Immobilized by Choice + ELIOR visits!!!

I bet you’ve been there before- where you feel like, with choices overflowing every mind-tab you have open, you can’t fathom where to begin? Overwhelmed is a pretty accurate adjective. The situation isn’t inherently a bad thing- the feeling is, but the provocateurs aren’t always. Right now, I’m referencing two very important things: what I’m going to do with my summer, and what I’m going to do with my recent cornucopia-like food delivery. If you know me, you realize that these two decisions aren’t so different in weight.

Another reason for feeling paralysed by endless options is that I have a world-class city at my feet and a limited amount of time and moolah left. It’s certainly a great problem to have, but it’s still not without pressure and stress. I do hold myself to oftentimes unreasonably high expectations, but how could one not fear that dreaded moment when they’re 22, 42, or 82 and they felt regret about not spending their twenties/time abroad wisely enough? Honestly, I feel like I’ve done a pretty good job of squeezing out as much London as I can thus far, and probably will continue to. But a challenge coming up is prioritisation: where to spend the big bucks, what’s worth my time (markets > / = / < studying??), and how much more orange chocolate bars I’ll allow myself to buy because they’re unique to the UK and I need to build a dependence on them so I can go through even harder reverse-culture shock, obvs. (no, not this!!)

So with that, let me share some things I have on my April/May to-do list. These things are part of a 45-tab bookmark folder, fyi. In the tiny chance you live in London and are my friend, gimme a shout if ya wanna join in.

Exciting and overwhelming, in a positive way 🙂


Just took a slide test for my Museums class and finished my European Culture and Society paper, so that means that I am completely done with 2 of my 4 modules! Only 2 exams and one paper to write before I leave at May’s end or June’s beginning.

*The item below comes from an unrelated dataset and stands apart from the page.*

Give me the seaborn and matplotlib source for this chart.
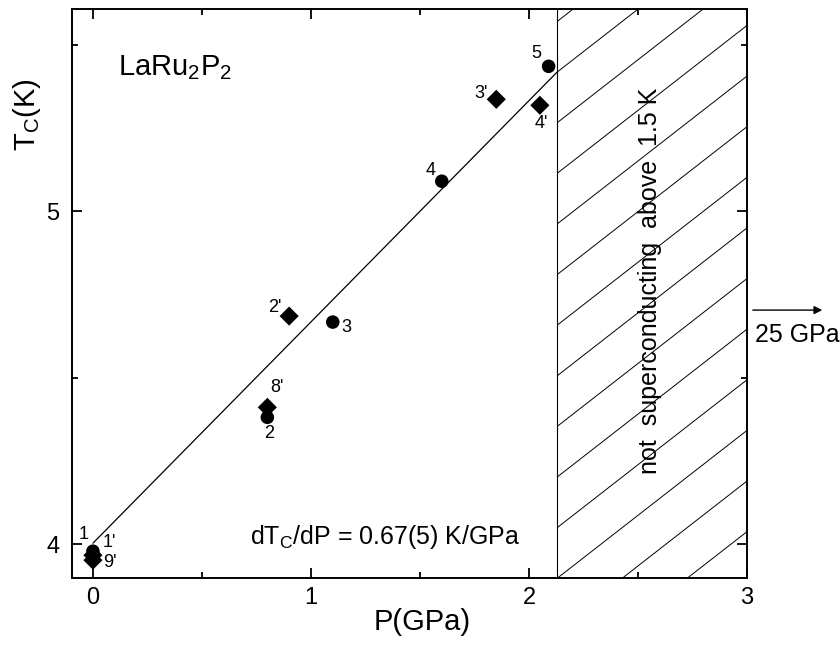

All in all, these classes were really great. Although the Museums one was 95% Americans, it was a privilege to “study” a different London museum each class- a total of 11. Also just a note that each museum was free. London is crawling with free museums- a gift. The Euro class was also well worth it, even though most students were freshmen. I got a much-needed dose of European history conveyed through major movements, not sticky details of war and piles of Georges and Marys (can’t distinguish them to save my life.) Learned about colonialism, feminism, the Russian Revolution, and many other eras through literature and film, which was really cool. This class was taught by a different professor each week, which also livened it up and only once was it boring! (structuralism, anyone?)


So, ELIOR came and visited!! We’re on Year 9 of friendship. So yeah, she is sort of my #1 and gosh, I could write odes and sonnets (already have, check those birthday cards yo) and endless interpretive dances about how much she means to me, which she knows, and I know, so let’s stop there and look at nutty pictures of us at a Tove Lo concert instead. LOVE YOU ELIOR!

Tove really did an awesome job, and her opening act, Urban Cone, offered some of those deeply satisfying beats and electronic soundscapes you can feel with your whole body.

Friendship year 3: Homecoming 2008 waddup!

We also walked around Notting Hill and Portobello Road, then ventured to Buckingham Palace for some classic awkward Eliophie pics so here’s a bunch of those too!

Prague & Amsterdam: Part Two

Prague was incredible. After taking the tube, train, plane, bus, metro, tram, and a steep walk uphill, we finally arrived at our hostel. We stayed in Old Prague in a great hostel ten minutes away from the Charles Bridge. Everywhere we looked, we were surrounded by age-old buildings covered with abundant ornamentation. Although later they harassed our feet, the ubiquitous cobblestones paved ways to feelings of wonder and awe. For much of our time in Prague, it felt like we were in a fairytale village (albeit one overrun with tacky souvenir shops and Thai massage joints.)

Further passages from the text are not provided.